Water, sewer rate hike recommended to help pay for $1.8B Winnipeg treatment plant upgrades

The City of Winnipeg's public service is recommending sewer and water rates rise by three per cent in each of the next two years and 2.8 per cent in the two years following. Part of the increase is slated to help pay for $1.8 billion in sewage treatment plant upgrades.

Public service report calls for increases of 3% per year for next 2 years, 2.8% for 2 years after that

The recommended rate increases are driven by the need to upgrade the city's North End treatment facility. (Jacques Marcoux/CBC)

The City of Winnipeg's public service is recommending a combined 11.6 per cent increase to water and sewer rates over the next four years.

A report to the city's water and waste committee says the main driver behind the recommended increase is providing funding for improvements to the city's North End sewage treatment facility and other sewage infrastructure projects.

The city faces approximately $1.8 billion in costs to upgrade the treatment plant.

Under the proposal, rates would go up three per cent in each of the next two years, followed by increases of 2.8 per cent in the following two years.

Water and Waste committee chair Cindy Gilroy says the rate hikes are "reasonable" given Winnipeg has some of the lowest water and sewer charges compared to other cities. (Travis Golby CBC)

The hike would mean the average residential water bill would go up $33 in 2020.

Councillor Cindy Gilroy, who chairs the water and waste committee, is comfortable with the proposed rate increase.

"Last year we didn't increase our water rates; considering some of the major projects we have moving forward, I think these are reasonable rates.

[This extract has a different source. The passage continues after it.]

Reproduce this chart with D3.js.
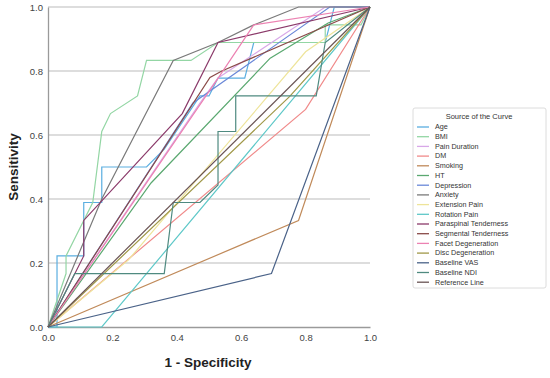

We are still one of the lowest among all of the major cities in Canada," Gilroy told CBC News.

The report, published Friday and set to be discussed at the water and waste committee's meeting next week, cautions that water and sewer rates could rise even higher if the other levels of government do not provide part of the funding for the upgrades to the treatment plant.

In December, the province of Manitoba turned down a request from the city to extend a deadline to remove phosphorus from wastewater that ends up in Lake Winnipeg.

The city takes 11 per cent of the total revenue from sewer and water rates as a dividend. The public service projects that will add $34.5 million to the city's general revenue in 2020.

Councillor Kevin Klein, who sits on the water and waste committee, doesn't like how the the city takes a dividend out of the water and sewer rates and doesn't direct the cash for upgrades to its sewage infrastructure.

The councillor for Charleswood-Tuxedo-Westwood says rate increases are really taxes disguised as fees.

"This whole game of 'we don't want to have anymore tax increases,' is just really, we'd rather have fee increases than tax increases. And I'm not a fan of that right now," Klein said. 

Gilroy defended the dividend saying other cities and the provincial government take dividends from utility fees and it " would be very difficult" to take that money out of the city's operating revenues.

The report says water consumption in the city is trending downward, as it is across North America, as users embrace water conservation. That trend is expected to continue, the report says.

According to the city's public service, Winnipeg's water and sewer utility rates are the second-lowest in cities surveyed.